Tahap ini akan diikuti dengan pembentukan badan independen yang menangani bantuan kemanusiaan dan rekonstruksi, serta gencatan senjata komprehensif dan pertukaran tahanan.
Militer Israel terus melakukan kampanye pengeboman di Gaza dan memerintahkan warga sipil untuk melarikan diri. Perserikatan Bangsa-Bangsa (PBB) mengatakan perintah evakuasi terbaru berdampak pada 150.000 orang di wilayah tengah.
Pada Sabtu (23/12/2023), Israel mengatakan 700 militan Palestina telah ditangkap selama serangan darat hingga saat ini.
Israel juga mengatakan salah satu jet tempurnya telah membunuh Hassah Atrash, seorang pria yang dituduh menyelundupkan senjata ke Gaza untuk mempersenjatai Hamas. Belum ada konfirmasi dari Hamas.
Militer Israel mengatakan pihaknya hampir menguasai operasional penuh di bagian utara Jalur Gaza, dan meningkatkan operasi di tempat lain.

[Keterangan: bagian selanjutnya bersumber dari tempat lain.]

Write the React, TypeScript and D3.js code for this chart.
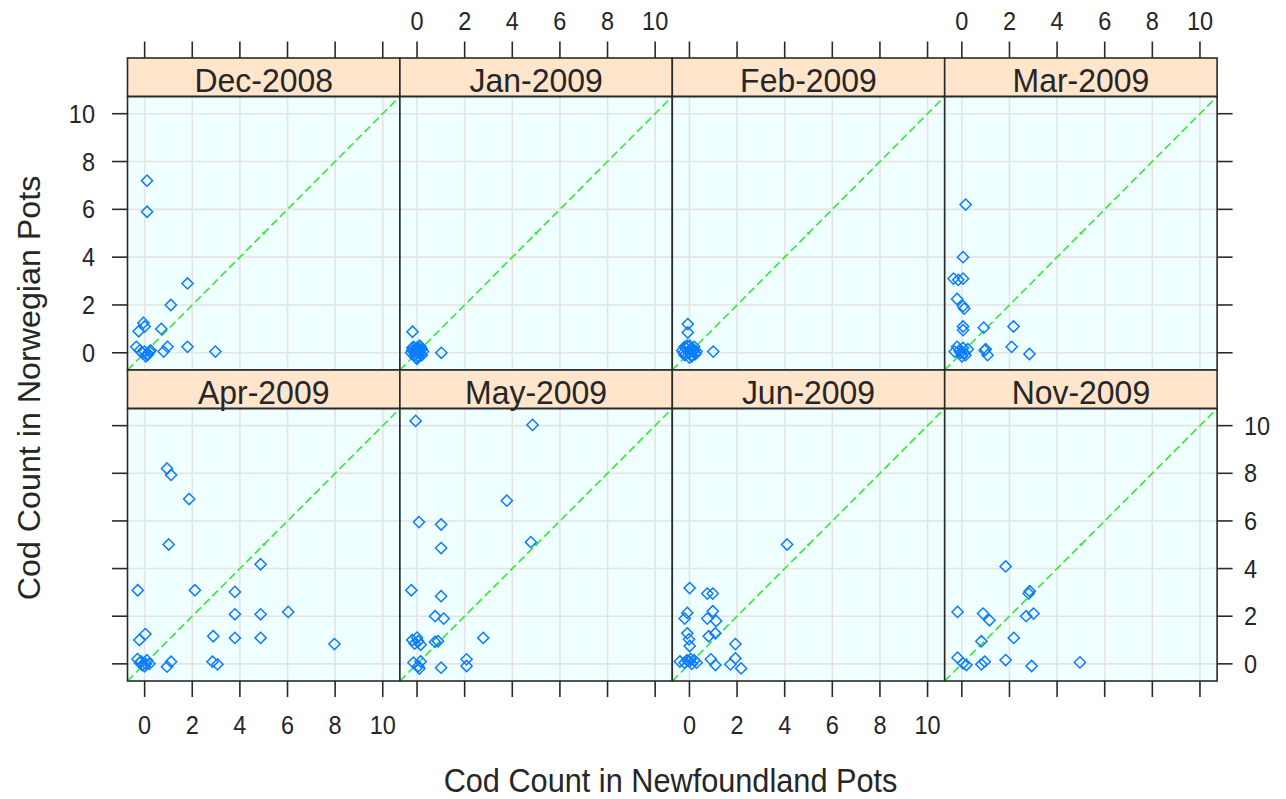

Seorang juru bicara mengatakan pasukan memasuki markas baru Hamas di wilayah selatan.
Saat memberikan pengarahan kepada kabinetnya pada Minggu (24/12/2023), Netanyahu membantah anggapan bahwa presiden AS telah membujuknya untuk tidak memperluas operasi militernya.
The Wall Street Journal melaporkan bahwa Netanyahu telah dibujuk untuk tidak menyerang sekutu Hamas di Lebanon, kelompok Hizbullah.
Seorang juru bicara pemerintah mengatakan kepada BBC bahwa situasi di utara tidak dapat ditoleransi dan bahwa Israel berusaha menghalangi Hizbullah untuk menyeret kita ke dalam perang.
“Kami akan terus melakukan persiapan yang diperlukan untuk menghalau ancaman dari perbatasan utara ini,” tambahnya.